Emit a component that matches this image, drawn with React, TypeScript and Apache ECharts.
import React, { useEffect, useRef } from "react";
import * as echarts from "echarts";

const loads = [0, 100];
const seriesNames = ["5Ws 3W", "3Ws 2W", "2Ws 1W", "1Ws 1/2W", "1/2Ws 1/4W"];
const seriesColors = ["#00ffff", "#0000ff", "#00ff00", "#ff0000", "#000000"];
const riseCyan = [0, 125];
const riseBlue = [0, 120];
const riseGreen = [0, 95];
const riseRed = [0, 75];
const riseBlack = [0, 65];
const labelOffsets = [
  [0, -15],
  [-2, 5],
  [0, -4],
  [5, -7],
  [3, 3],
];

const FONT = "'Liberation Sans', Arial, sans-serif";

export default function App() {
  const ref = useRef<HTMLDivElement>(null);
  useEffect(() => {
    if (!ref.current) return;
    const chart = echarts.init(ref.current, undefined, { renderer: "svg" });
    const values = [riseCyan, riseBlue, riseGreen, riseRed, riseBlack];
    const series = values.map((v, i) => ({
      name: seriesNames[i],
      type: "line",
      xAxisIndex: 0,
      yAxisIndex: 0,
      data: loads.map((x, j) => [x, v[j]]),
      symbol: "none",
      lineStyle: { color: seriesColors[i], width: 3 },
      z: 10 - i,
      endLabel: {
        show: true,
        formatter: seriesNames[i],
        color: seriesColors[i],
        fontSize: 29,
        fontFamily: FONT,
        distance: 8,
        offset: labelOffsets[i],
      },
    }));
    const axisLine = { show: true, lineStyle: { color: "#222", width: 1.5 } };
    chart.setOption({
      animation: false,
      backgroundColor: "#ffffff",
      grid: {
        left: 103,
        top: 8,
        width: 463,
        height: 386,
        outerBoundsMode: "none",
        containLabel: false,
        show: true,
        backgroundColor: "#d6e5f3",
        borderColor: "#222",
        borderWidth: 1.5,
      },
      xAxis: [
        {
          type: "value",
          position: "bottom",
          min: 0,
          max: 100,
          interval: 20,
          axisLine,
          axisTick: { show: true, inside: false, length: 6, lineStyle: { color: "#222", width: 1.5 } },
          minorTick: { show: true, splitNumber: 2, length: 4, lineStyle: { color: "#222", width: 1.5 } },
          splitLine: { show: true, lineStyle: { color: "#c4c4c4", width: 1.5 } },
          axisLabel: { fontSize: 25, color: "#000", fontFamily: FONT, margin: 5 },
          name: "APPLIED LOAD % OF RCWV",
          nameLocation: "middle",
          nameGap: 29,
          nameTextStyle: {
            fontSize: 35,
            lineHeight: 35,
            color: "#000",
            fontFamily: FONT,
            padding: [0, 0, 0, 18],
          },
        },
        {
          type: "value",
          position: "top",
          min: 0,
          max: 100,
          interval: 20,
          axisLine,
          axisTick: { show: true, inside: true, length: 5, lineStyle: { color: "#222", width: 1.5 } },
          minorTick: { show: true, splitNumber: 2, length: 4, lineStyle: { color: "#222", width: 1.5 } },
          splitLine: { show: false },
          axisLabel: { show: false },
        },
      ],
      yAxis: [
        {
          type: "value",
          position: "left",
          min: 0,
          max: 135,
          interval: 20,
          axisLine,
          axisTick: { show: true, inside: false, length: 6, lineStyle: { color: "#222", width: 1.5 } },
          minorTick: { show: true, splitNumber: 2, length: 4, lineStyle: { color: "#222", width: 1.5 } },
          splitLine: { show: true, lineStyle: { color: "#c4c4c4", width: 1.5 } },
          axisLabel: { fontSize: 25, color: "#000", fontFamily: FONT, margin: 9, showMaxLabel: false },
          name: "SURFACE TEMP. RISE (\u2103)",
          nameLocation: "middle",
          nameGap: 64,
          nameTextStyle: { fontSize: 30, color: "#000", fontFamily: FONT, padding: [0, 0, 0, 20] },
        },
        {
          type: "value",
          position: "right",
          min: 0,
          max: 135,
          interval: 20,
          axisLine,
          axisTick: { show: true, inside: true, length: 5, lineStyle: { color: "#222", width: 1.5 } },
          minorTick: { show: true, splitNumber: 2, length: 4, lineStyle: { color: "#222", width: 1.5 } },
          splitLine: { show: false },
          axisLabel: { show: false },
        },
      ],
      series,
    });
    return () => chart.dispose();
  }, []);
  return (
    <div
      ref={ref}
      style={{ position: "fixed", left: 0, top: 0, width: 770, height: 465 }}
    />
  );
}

------------------------------

**WHAT YOU NEED TO DO**
Quote only the stretch of lines that starts the data above and ends with the line containing "import * as", both included.

**WRITTEN SOLUTION**
Emit a component that matches this image, drawn with React, TypeScript and Apache ECharts.
import React, { useEffect, useRef } from "react";
import * as echarts from "echarts";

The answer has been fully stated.